Source excerpt ::
-- START --

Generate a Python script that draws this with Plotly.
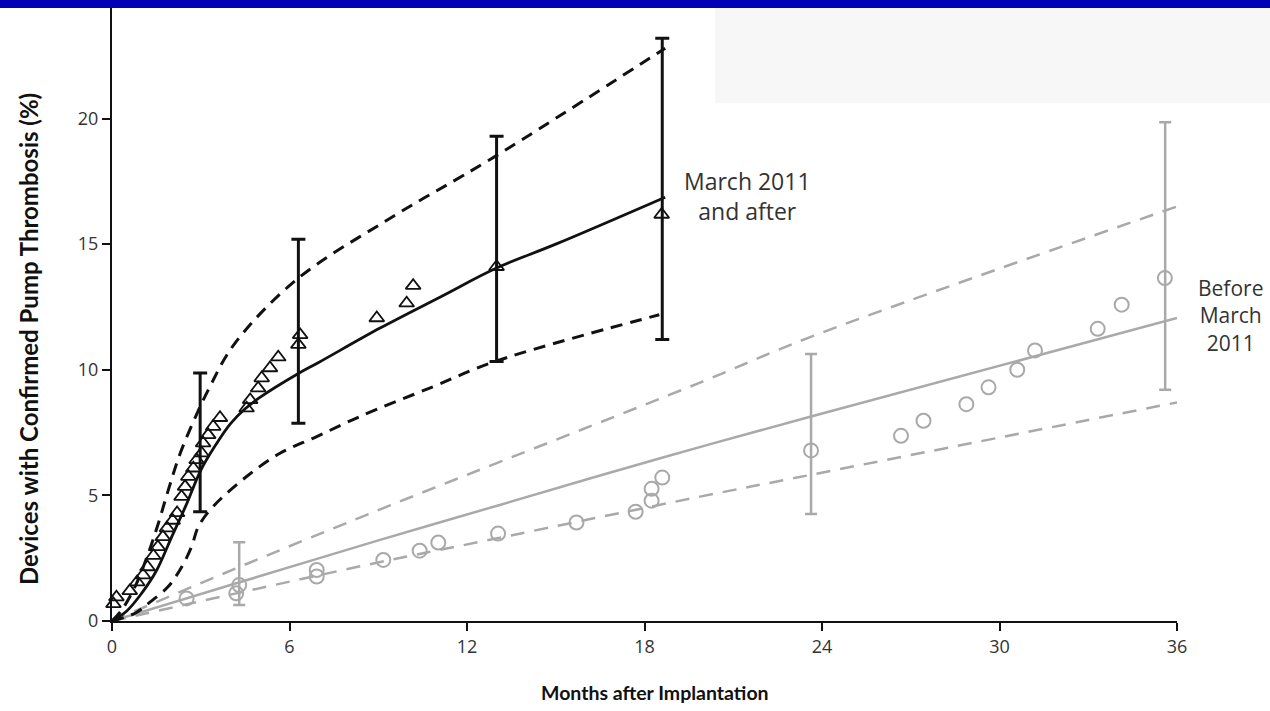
import plotly.graph_objects as go

# ---------------- data ----------------
# March 2011 and after (black)
after_x = [0.05, 0.15, 0.6, 0.85, 1.05, 1.2, 1.4, 1.55, 1.72, 1.86, 2.05, 2.2, 2.35, 2.47, 2.58,
           2.75, 2.86, 3.03, 3.08, 3.25, 3.42, 3.65, 4.55, 4.67, 4.94, 5.06, 5.34, 5.62,
           6.3, 6.36, 8.95, 9.96, 10.18, 13.0, 18.58]
after_y = [0.68, 0.95, 1.2, 1.55, 1.83, 2.15, 2.6, 2.95, 3.35, 3.7, 4.0, 4.3, 4.95, 5.35, 5.75,
           6.08, 6.41, 6.68, 7.08, 7.41, 7.74, 8.09, 8.47, 8.8, 9.27, 9.67, 10.07, 10.5,
           11.0, 11.39, 12.06, 12.65, 13.35, 14.1, 16.18]

after_fit_x = [0, 0.5, 1.0, 1.5, 2.0, 2.5, 3.0, 3.5, 4.0, 4.5, 5.0, 6.3, 7.0, 9.06, 11.1, 13.0, 15.0, 18.7]
after_fit_y = [0, 0.4, 1.1, 2.0, 3.3, 4.6, 6.0, 7.0, 7.85, 8.45, 8.9, 9.85, 10.3, 11.66, 12.9, 14.05, 15.0, 16.87]

after_up_x = [0, 0.33, 0.78, 1.23, 1.57, 1.9, 2.35, 3.31, 4.16, 6.24, 9.5, 12.78, 18.7]
after_up_y = [0, 0.44, 1.37, 2.7, 3.9, 5.2, 6.81, 9.33, 11.06, 13.59, 16.1, 18.37, 22.8]

after_lo_x = [0, 0.78, 1.23, 1.9, 2.36, 2.69, 2.92, 3.42, 4.55, 5.68, 6.92, 8.38, 10.86, 12.95, 18.5]
after_lo_y = [0, 0.31, 0.7, 1.37, 2.16, 2.96, 3.76, 4.56, 5.75, 6.68, 7.34, 8.14, 9.33, 10.33, 12.19]

after_err_x = [2.98, 6.3, 13.0, 18.6]
after_err_lo = [4.35, 7.87, 10.33, 11.2]
after_err_hi = [9.87, 15.2, 19.3, 23.2]

# Before March 2011 (grey)
before_x = [2.52, 4.2, 4.3, 6.92, 6.92, 9.17, 10.4, 11.03, 13.05, 15.7, 17.7, 18.24, 18.24, 18.6,
            23.63, 26.67, 27.43, 28.88, 29.63, 30.6, 31.2, 33.32, 34.13, 35.59]
before_y = [0.9, 1.1, 1.43, 1.77, 2.03, 2.43, 2.8, 3.12, 3.48, 3.92, 4.35, 4.79, 5.26, 5.71,
            6.79, 7.37, 7.97, 8.63, 9.3, 10.0, 10.77, 11.63, 12.59, 13.65]

before_fit_x = [0, 4.2, 9.06, 13.05, 18.53, 23.63, 36]
before_fit_y = [0, 1.5, 3.23, 4.6, 6.48, 8.14, 12.06]

before_up_x = [0, 4.2, 9.4, 19.9, 23.6, 36]
before_up_y = [0, 2.1, 4.6, 9.5, 11.3, 16.5]

before_lo_x = [0, 4.2, 9.4, 11.76, 19.88, 23.63, 36]
before_lo_y = [0, 1.1, 2.43, 2.99, 4.95, 5.82, 8.7]

before_err_x = [4.3, 23.63, 35.6]
before_err_lo = [0.64, 4.26, 9.2]
before_err_hi = [3.13, 10.63, 19.85]

x_ticks = [0, 6, 12, 18, 24, 30, 36]
y_ticks = [0, 5, 10, 15, 20]

label_after = "March 2011<br>and after"
label_before = "Before<br>March<br>2011"
x_title = "Months after Implantation"
y_title = "Devices with Confirmed Pump Thrombosis (%)"

BLACK = "#111111"
GREY = "#a9a9a9"
TXT = "#333333"

fig = go.Figure()

# ---- grey series ----
fig.add_trace(go.Scatter(x=before_up_x, y=before_up_y, mode="lines", line_shape="spline",
                         line=dict(color=GREY, width=2.5, dash="14px,10px"), cliponaxis=False))
fig.add_trace(go.Scatter(x=before_lo_x, y=before_lo_y, mode="lines", line_shape="spline",
                         line=dict(color=GREY, width=2.5, dash="14px,10px"), cliponaxis=False))
fig.add_trace(go.Scatter(x=before_fit_x, y=before_fit_y, mode="lines", line_shape="spline",
                         line=dict(color=GREY, width=2.5), cliponaxis=False))
fig.add_trace(go.Scatter(
    x=before_err_x, y=before_err_lo, mode="markers", marker=dict(size=1, color="rgba(0,0,0,0)"),
    error_y=dict(type="data", symmetric=False,
                 array=[h - l for h, l in zip(before_err_hi, before_err_lo)],
                 arrayminus=[0] * len(before_err_x),
                 color=GREY, thickness=2.5, width=6),
    cliponaxis=False))
fig.add_trace(go.Scatter(x=before_x, y=before_y, mode="markers",
                         marker=dict(symbol="circle-open", size=14, color=GREY, line=dict(width=2)),
                         cliponaxis=False))

# ---- black series ----
fig.add_trace(go.Scatter(x=after_up_x, y=after_up_y, mode="lines", line_shape="spline",
                         line=dict(color=BLACK, width=3, dash="12px,8px"), cliponaxis=False))
fig.add_trace(go.Scatter(x=after_lo_x, y=after_lo_y, mode="lines", line_shape="spline",
                         line=dict(color=BLACK, width=3, dash="12px,8px"), cliponaxis=False))
fig.add_trace(go.Scatter(x=after_fit_x, y=after_fit_y, mode="lines", line_shape="spline",
                         line=dict(color=BLACK, width=2.8), cliponaxis=False))
fig.add_trace(go.Scatter(
    x=after_err_x, y=after_err_lo, mode="markers", marker=dict(size=1, color="rgba(0,0,0,0)"),
    error_y=dict(type="data", symmetric=False,
                 array=[h - l for h, l in zip(after_err_hi, after_err_lo)],
                 arrayminus=[0] * len(after_err_x),
                 color=BLACK, thickness=3, width=7),
    cliponaxis=False))
fig.add_trace(go.Scatter(x=after_x, y=after_y, mode="markers",
                         marker=dict(symbol="triangle-up-open", size=13, color=BLACK, line=dict(width=1.8)),
                         cliponaxis=False))

W_PLOT = 1065.0
H_PLOT = 613.0

fig.update_layout(
    width=1270, height=711,
    margin=dict(l=112, r=93, t=8, b=90),
    paper_bgcolor="white", plot_bgcolor="white",
    showlegend=False,
    font=dict(family="Open Sans", color=TXT, size=18),
    xaxis=dict(range=[0, 36], tickvals=x_ticks, ticktext=[str(v) for v in x_ticks],
               showgrid=False, zeroline=False, showline=True, linecolor=BLACK, linewidth=2,
               ticks="outside", ticklen=8, tickwidth=2, tickcolor=BLACK,
               tickfont=dict(family="Open Sans", size=18, color=TXT)),
    yaxis=dict(range=[0, 24.4], tickvals=y_ticks, ticktext=[str(v) for v in y_ticks],
               showgrid=False, zeroline=False, showline=True, linecolor=BLACK, linewidth=2,
               ticks="outside", ticklen=8, tickwidth=2, tickcolor=BLACK,
               tickfont=dict(family="Open Sans", size=18, color=TXT)),
    shapes=[
        dict(type="rect", xref="paper", yref="paper",
             x0=-112 / W_PLOT, x1=1 + 93 / W_PLOT, y0=1 + 0 / H_PLOT, y1=1 + 8 / H_PLOT,
             fillcolor="#0000b4", line=dict(width=0), layer="above"),
        dict(type="rect", xref="paper", yref="paper",
             x0=(715 - 112) / W_PLOT, x1=1 + 93 / W_PLOT, y0=1 - 95 / H_PLOT, y1=1,
             fillcolor="#f7f7f7", line=dict(width=0), layer="below"),
    ],
    annotations=[
        dict(x=21.47, y=16.9, xref="x", yref="y", text=label_after, showarrow=False,
             xanchor="center", yanchor="middle",
             align="center", font=dict(family="Open Sans", size=23, color=TXT)),
        dict(x=(1230 - 112) / W_PLOT, y=(621 - 315) / H_PLOT, xref="paper", yref="paper",
             text=label_before, showarrow=False, align="center",
             xanchor="center", yanchor="middle",
             font=dict(family="Open Sans", size=21, color=TXT)),
        dict(x=(655 - 112) / W_PLOT, y=-(692 - 621) / H_PLOT, xref="paper", yref="paper",
             text="<b>" + x_title + "</b>", showarrow=False,
             xanchor="center", yanchor="middle",
             font=dict(family="Lato", size=19.5, color="#111111")),
        dict(x=(28 - 112) / W_PLOT, y=(621 - 339) / H_PLOT, xref="paper", yref="paper",
             text="<b>" + y_title + "</b>", showarrow=False, textangle=-90,
             xanchor="center", yanchor="middle",
             font=dict(family="Lato", size=24, color="#111111")),
    ],
)

fig.write_html("out.html", config={"displayModeBar": False},
               post_script="document.body.style.margin='0';document.body.style.overflow='hidden';")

-- END --

Directions for this task ::
Repeat the listing above exactly from its first line to the line containing "14.05, 15.0, 16.87]", both included, and omit the pictures.

Task result ::
Generate a Python script that draws this with Plotly.
import plotly.graph_objects as go

# ---------------- data ----------------
# March 2011 and after (black)
after_x = [0.05, 0.15, 0.6, 0.85, 1.05, 1.2, 1.4, 1.55, 1.72, 1.86, 2.05, 2.2, 2.35, 2.47, 2.58,
           2.75, 2.86, 3.03, 3.08, 3.25, 3.42, 3.65, 4.55, 4.67, 4.94, 5.06, 5.34, 5.62,
           6.3, 6.36, 8.95, 9.96, 10.18, 13.0, 18.58]
after_y = [0.68, 0.95, 1.2, 1.55, 1.83, 2.15, 2.6, 2.95, 3.35, 3.7, 4.0, 4.3, 4.95, 5.35, 5.75,
           6.08, 6.41, 6.68, 7.08, 7.41, 7.74, 8.09, 8.47, 8.8, 9.27, 9.67, 10.07, 10.5,
           11.0, 11.39, 12.06, 12.65, 13.35, 14.1, 16.18]

after_fit_x = [0, 0.5, 1.0, 1.5, 2.0, 2.5, 3.0, 3.5, 4.0, 4.5, 5.0, 6.3, 7.0, 9.06, 11.1, 13.0, 15.0, 18.7]
after_fit_y = [0, 0.4, 1.1, 2.0, 3.3, 4.6, 6.0, 7.0, 7.85, 8.45, 8.9, 9.85, 10.3, 11.66, 12.9, 14.05, 15.0, 16.87]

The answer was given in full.